- THE EXERCISE -
The line holding "plt.rcParams['font.family'] = ['Liberation" is the last one to output; start at the first line of the data, keep every line in between exactly, and leave out pictures.

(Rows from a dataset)
_____

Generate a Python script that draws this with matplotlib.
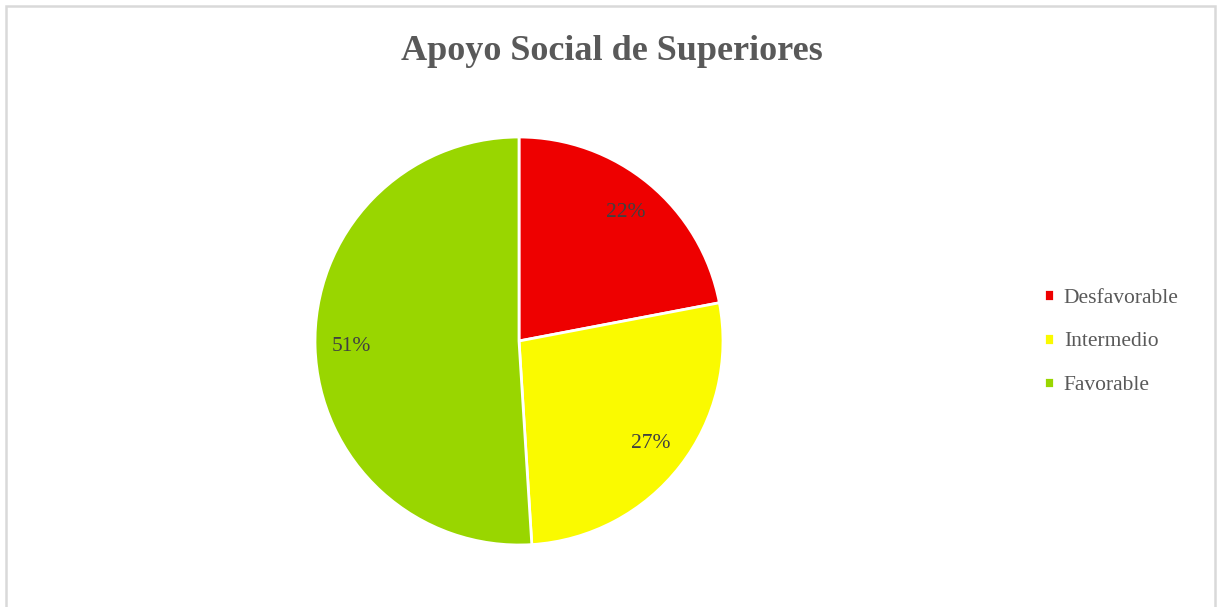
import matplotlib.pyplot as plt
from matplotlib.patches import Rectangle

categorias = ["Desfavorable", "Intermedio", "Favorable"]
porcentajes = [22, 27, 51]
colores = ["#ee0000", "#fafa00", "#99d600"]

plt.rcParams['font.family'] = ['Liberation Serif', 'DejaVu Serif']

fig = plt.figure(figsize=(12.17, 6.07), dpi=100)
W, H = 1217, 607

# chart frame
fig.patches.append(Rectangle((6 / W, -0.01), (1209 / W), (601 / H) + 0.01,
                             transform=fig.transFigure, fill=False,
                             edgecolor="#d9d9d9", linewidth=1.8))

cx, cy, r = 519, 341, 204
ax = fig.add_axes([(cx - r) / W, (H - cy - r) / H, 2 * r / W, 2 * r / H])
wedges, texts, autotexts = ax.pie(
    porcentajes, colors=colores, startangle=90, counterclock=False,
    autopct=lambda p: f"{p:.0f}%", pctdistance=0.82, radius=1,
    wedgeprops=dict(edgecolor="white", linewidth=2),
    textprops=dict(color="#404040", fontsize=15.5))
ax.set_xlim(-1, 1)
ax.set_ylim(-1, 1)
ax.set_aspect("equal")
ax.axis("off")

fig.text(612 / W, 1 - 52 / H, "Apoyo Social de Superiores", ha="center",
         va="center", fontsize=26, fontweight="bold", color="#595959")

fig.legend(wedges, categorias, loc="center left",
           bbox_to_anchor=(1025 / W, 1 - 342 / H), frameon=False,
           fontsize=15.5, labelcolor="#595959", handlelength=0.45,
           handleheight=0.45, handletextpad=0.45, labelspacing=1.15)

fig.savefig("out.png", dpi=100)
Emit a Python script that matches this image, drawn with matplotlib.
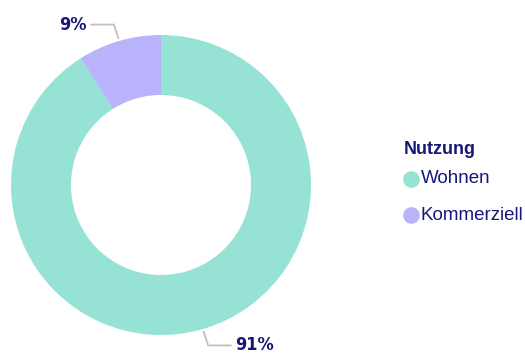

_____

- FINAL RESULT -
Generate a Python script that draws this with matplotlib.
import matplotlib.pyplot as plt
from matplotlib.patches import Rectangle

categorias = ["Desfavorable", "Intermedio", "Favorable"]
porcentajes = [22, 27, 51]
colores = ["#ee0000", "#fafa00", "#99d600"]

plt.rcParams['font.family'] = ['Liberation Serif', 'DejaVu Serif']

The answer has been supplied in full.